_DATA_.
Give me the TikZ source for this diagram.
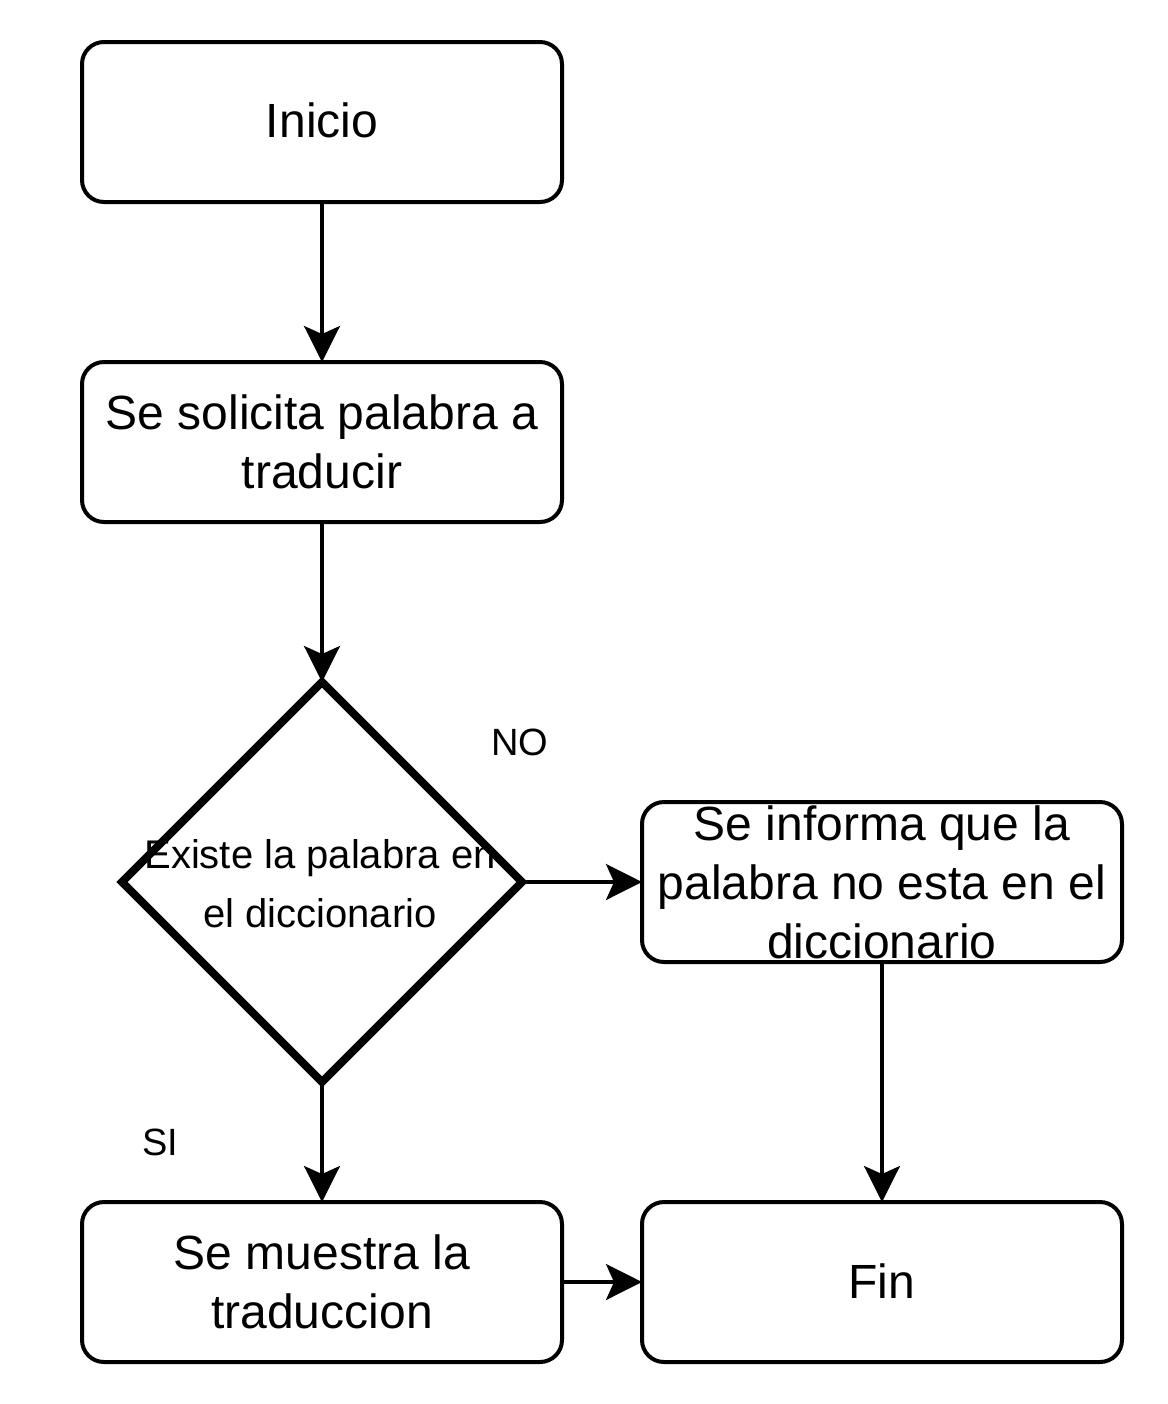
\documentclass[tikz,border=0pt]{standalone}
\usepackage{fontspec}
\setmainfont{Liberation Sans}
\usetikzlibrary{shapes.geometric,arrows.meta}
\begin{document}
\begin{tikzpicture}[x=0.5pt,y=-0.5pt,
  procbox/.style={draw=black, line width=2pt, rounded corners=11pt, minimum width=240pt, minimum height=80pt, inner sep=0pt, outer sep=0pt, align=center, font=\fontsize{24}{29.5}\selectfont},
  decbox/.style={draw=black, line width=4pt, diamond, aspect=1, minimum width=200pt, minimum height=200pt, inner sep=0pt, outer sep=0pt},
  dectext/.style={align=center, inner sep=0pt, font=\fontsize{20}{29.5}\selectfont},
  lbl/.style={inner sep=0pt, font=\fontsize{19}{23}\selectfont},
  conn/.style={draw=black, line width=1.75pt, -{Stealth[length=18pt, width=18pt, inset=4pt]}}
]
\useasboundingbox (0,0) rectangle (1168,1404);
\node[procbox] (inicio) at (322,122) {\raisebox{2pt}{Inicio}};
\node[procbox] (solicita) at (322,442) {Se solicita palabra a\\traducir};
\node[decbox] (existe) at (322,882) {};
\node[dectext] (existetxt) at (320,884) {Existe la palabra en\\el diccionario};
\node[procbox] (informa) at (882,882) {Se informa que la\\palabra no esta en el\\diccionario};
\node[procbox] (muestra) at (322,1282) {Se muestra la\\traduccion};
\node[procbox] (fin) at (882,1282) {\raisebox{1pt}{Fin}};
\node[lbl] (no) at (520,742) {NO};
\node[lbl] (si) at (160,1142) {SI};
\draw[conn] (inicio.south) -- (solicita.north);
\draw[conn] (solicita.south) -- (existe.north);
\draw[conn] (existe.east) -- (informa.west);
\draw[conn] (existe.south) -- (muestra.north);
\draw[conn] (informa.south) -- (fin.north);
\draw[conn] (muestra.east) -- (fin.west);
\end{tikzpicture}
\end{document}
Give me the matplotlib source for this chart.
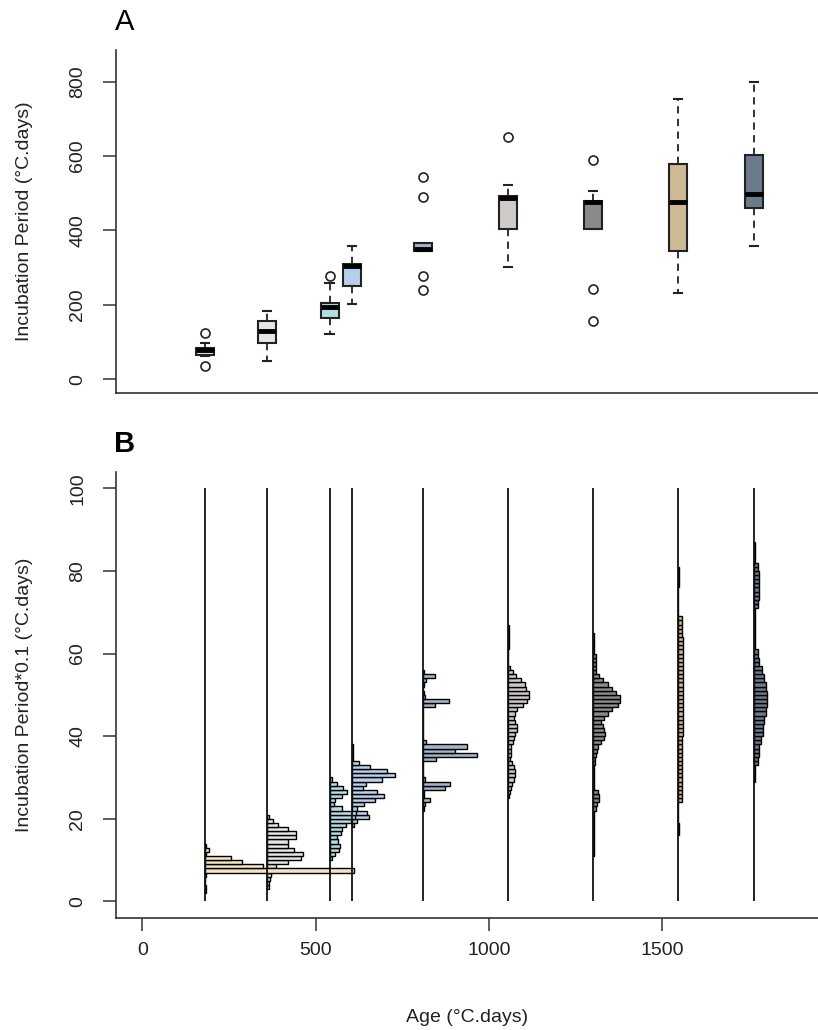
import numpy as np
import matplotlib.pyplot as plt
from matplotlib import font_manager

# ---- fonts -------------------------------------------------------
_names = {f.name for f in font_manager.fontManager.ttflist}
plt.rcParams['font.family'] = [f for f in ['Liberation Sans Narrow', 'Liberation Sans', 'DejaVu Sans'] if f in _names]

# ---- data --------------------------------------------------------
AGES = [180, 360, 540, 605, 810, 1055, 1300, 1545, 1765]
COLORS = ['#F3E2C3', '#E8E6E4', '#B5DCE0', '#B8CFEA', '#A3B4CA',
          '#CFCAC8', '#8A8A8A', '#CDB994', '#6B7B8C']

# panel A : boxplot stats (incubation period, °C.days)
MED = [78, 129, 195, 304, 350, 488, 476, 476, 499]
Q1 = [66, 98, 165, 251, 345, 403, 403, 345, 461]
Q3 = [84, 156, 206, 310, 367, 493, 480, 579, 602]
WLO = [62, 49, 121, 202, 345, 301, 403, 233, 359]
WHI = [98, 183, 260, 358, 367, 522, 507, 754, 799]
FLIERS = [[125, 36], [], [277], [], [544, 490, 277, 241], [651], [589, 242, 156], [], []]

# panel B : histograms (incubation*0.1), first bin lower edge + bar lengths
H_START = [2, 3, 10, 18, 22, 25, 11, 16, 29]
H1 = [1.5, 1.5, 0.5, 0.5, 1.0, 149, 58, 37, 26, 1.5, 4.0, 1.5]
H2 = [1.5, 2.0, 3.0, 4.0, 6.0, 9.3, 20.7, 34, 36, 27.3, 20.7, 20.7, 29, 29, 20.7, 11, 5.7, 2.3]
H3 = [2.3, 5.7, 9.0, 10.3, 8.7, 7.0, 11.3, 12, 16, 21, 25, 26, 12, 4.7, 5.0, 12, 17, 13.7, 7.0, 2.3]
H4 = [1.7, 5.3, 17, 15.3, 5.0, 12, 23.3, 32, 25.3, 11, 14.3, 30, 42.7, 35.3, 17.7, 7.0, 0.7, 0.7, 0.7, 0.7]
H5 = [0.5, 1.7, 7.3, 0.7, 0.5, 22.3, 27.3, 1.7, 0, 0, 0, 0, 13.3, 54, 32.3, 44, 3.0,
      0, 0, 0, 0, 0, 0, 0, 0, 12.3, 25.7, 1.7, 0.5, 0, 0.5, 3.3, 12.3, 0.5]
H6 = [1.0, 1.7, 3.0, 4.0, 5.7, 7.3, 7.3, 6.3, 4.0, 2.3, 3.3, 3.0, 3.3, 5.0, 5.7, 7.3,
      9.0, 9.0, 6.7, 5.7, 7.3, 9.0, 15, 19, 20.7, 20.7, 18.3, 17.3, 13, 8.3, 4.7, 2.3,
      0, 0, 0, 0, 0.7, 0.7, 0.7, 0.7, 0.7, 0.7]
H7 = [0.7, 0.7, 0.7, 0.7, 0.7, 0.7, 0.7, 0.7, 0.7, 0.7, 0.7, 2.7, 4.0, 5.7, 5.7, 5.0,
      0.7, 0.7, 0.7, 0.7, 0.7, 0.7, 1.7, 1.7, 2.7, 4.0, 5.0, 8.3, 10.7, 12.3, 11, 10,
      8.3, 11, 15, 19, 25, 27.3, 26.7, 23.3, 19, 15, 10, 5.7, 3.3, 3.3, 3.3, 3.3, 3.3,
      0.7, 0.7, 0.7, 0.7, 0.7]
H8 = [1.0, 1.0, 1.0, 0.5, 0.5, 0.5, 0.5, 0.5, 4.0, 4.0, 4.0, 4.0, 4.0, 4.0, 4.0, 4.0,
      4.0, 4.0, 4.0, 4.0, 4.0, 4.0, 4.0, 4.0, 5.3, 5.3, 5.3, 5.3, 5.3, 5.3, 5.3, 5.3,
      5.3, 5.3, 5.3, 5.3, 5.3, 5.3, 5.3, 5.3, 5.3, 5.3, 5.3, 5.3, 5.3, 5.3, 5.3, 5.3,
      4.0, 4.0, 4.0, 4.0, 4.0, 0.5, 0.5, 0.5, 0.5, 0.5, 0.5, 0.5, 1.0, 1.0, 1.0, 1.0, 1.0]
H9 = [0.7, 0.7, 0.7, 0.7, 3.3, 3.3, 5.0, 5.0, 5.0, 6.7, 6.7, 8.3, 8.3, 8.3, 10, 10,
      12, 12, 12.7, 12.7, 12.7, 12.7, 12, 12, 10, 10, 7.7, 7.7, 5.0, 5.0, 3.3, 3.3,
      0.7, 0.7, 0.7, 0.7, 0.7, 0.7, 0.7, 0.7, 0.7, 0.7, 3.3, 3.3, 5.0, 5.0, 5.0, 5.0,
      5.0, 5.0, 5.0, 3.3, 3.3, 0.7, 0.7, 0.7, 0.7, 0.7]
HISTS = [H1, H2, H3, H4, H5, H6, H7, H8, H9]
HIST_SCALE = 2.885   # bar length -> age units

# ---- figure ------------------------------------------------------
W, H = 818, 1030
fig = plt.figure(figsize=(W / 100, H / 100), dpi=100)
axA = fig.add_axes([116 / W, 1 - 393 / H, (W - 116) / W, (393 - 50) / H])
axB = fig.add_axes([116 / W, 1 - 918 / H, (W - 116) / W, (918 - 471.7) / H])

EDGE = '#222222'
FS = 14

for ax in (axA, axB):
    ax.set_xlim(-76, 1949)
    for s in ('top', 'right'):
        ax.spines[s].set_visible(False)
    for s in ('left', 'bottom'):
        ax.spines[s].set_linewidth(1.2)
        ax.spines[s].set_color('#333333')
    ax.tick_params(length=9.5, width=1.1, color='#333333', labelsize=FS,
                   labelcolor='#222222')
    ax.tick_params(axis='y', pad=12)

# ---- panel A -----------------------------------------------------
stats = []
for i in range(len(AGES)):
    stats.append(dict(med=MED[i], q1=Q1[i], q3=Q3[i], whislo=WLO[i],
                      whishi=WHI[i], fliers=FLIERS[i]))
bp = axA.bxp(stats, positions=AGES, widths=52, capwidths=24, patch_artist=True,
             boxprops=dict(edgecolor=EDGE, linewidth=1.5),
             whiskerprops=dict(color=EDGE, linewidth=1.3, linestyle=(0, (4, 3))),
             capprops=dict(color=EDGE, linewidth=1.5),
             medianprops=dict(color='black', linewidth=3.5, solid_capstyle='butt'),
             flierprops=dict(marker='o', markerfacecolor='none', markeredgecolor=EDGE,
                             markersize=6.5, markeredgewidth=1.2))
for patch, c in zip(bp['boxes'], COLORS):
    patch.set_facecolor(c)

axA.set_ylim(-37, 885)
axA.set_yticks([0, 200, 400, 600, 800])
axA.tick_params(axis='x', bottom=False, labelbottom=False)
axA.set_ylabel('Incubation Period (°C.days)', fontsize=FS, color='#222222')
axA.yaxis.set_label_coords(-0.13, 0.5)

# ---- panel B -----------------------------------------------------
for i in reversed(range(len(AGES))):
    lengths = np.array(HISTS[i]) * HIST_SCALE
    bins = H_START[i] + np.arange(len(lengths))
    axB.barh(bins, lengths, height=1, left=AGES[i], align='edge',
             color=COLORS[i], edgecolor='black', linewidth=1.0, zorder=2)
axB.vlines(AGES, 0, 100, color='#111111', linewidth=1.3, zorder=3)

axB.set_ylim(-4, 104)
axB.set_yticks([0, 20, 40, 60, 80, 100])
axB.set_xticks([0, 500, 1000, 1500])
axB.tick_params(axis='x', pad=8)
axB.set_ylabel('Incubation Period*0.1 (°C.days)', fontsize=FS, color='#222222')
axB.yaxis.set_label_coords(-0.13, 0.5)
axB.set_xlabel('Age (°C.days)', fontsize=FS, color='#222222')
axB.xaxis.set_label_coords(0.5, -0.205)

for ax in (axA, axB):
    ax.yaxis.label.set_va('center')
    for lab in ax.get_yticklabels():
        lab.set_rotation(90)
        lab.set_va('center')

fig.text(125 / W, 1 - 22 / H, 'A', fontsize=21, ha='center', va='center')
fig.text(125 / W, 1 - 444 / H, 'B', fontsize=21, ha='center', va='center', fontweight='bold')

fig.savefig('out.png', dpi=100)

_PROMPT_. In the listing above, find the line with "Give me the matplotlib source for this chart." and the line with "plt.rcParams['font.family'] = [f". Set down exactly those lines and everything between them, skipping pictures.

_RESULT_.
Give me the matplotlib source for this chart.
import numpy as np
import matplotlib.pyplot as plt
from matplotlib import font_manager

# ---- fonts -------------------------------------------------------
_names = {f.name for f in font_manager.fontManager.ttflist}
plt.rcParams['font.family'] = [f for f in ['Liberation Sans Narrow', 'Liberation Sans', 'DejaVu Sans'] if f in _names]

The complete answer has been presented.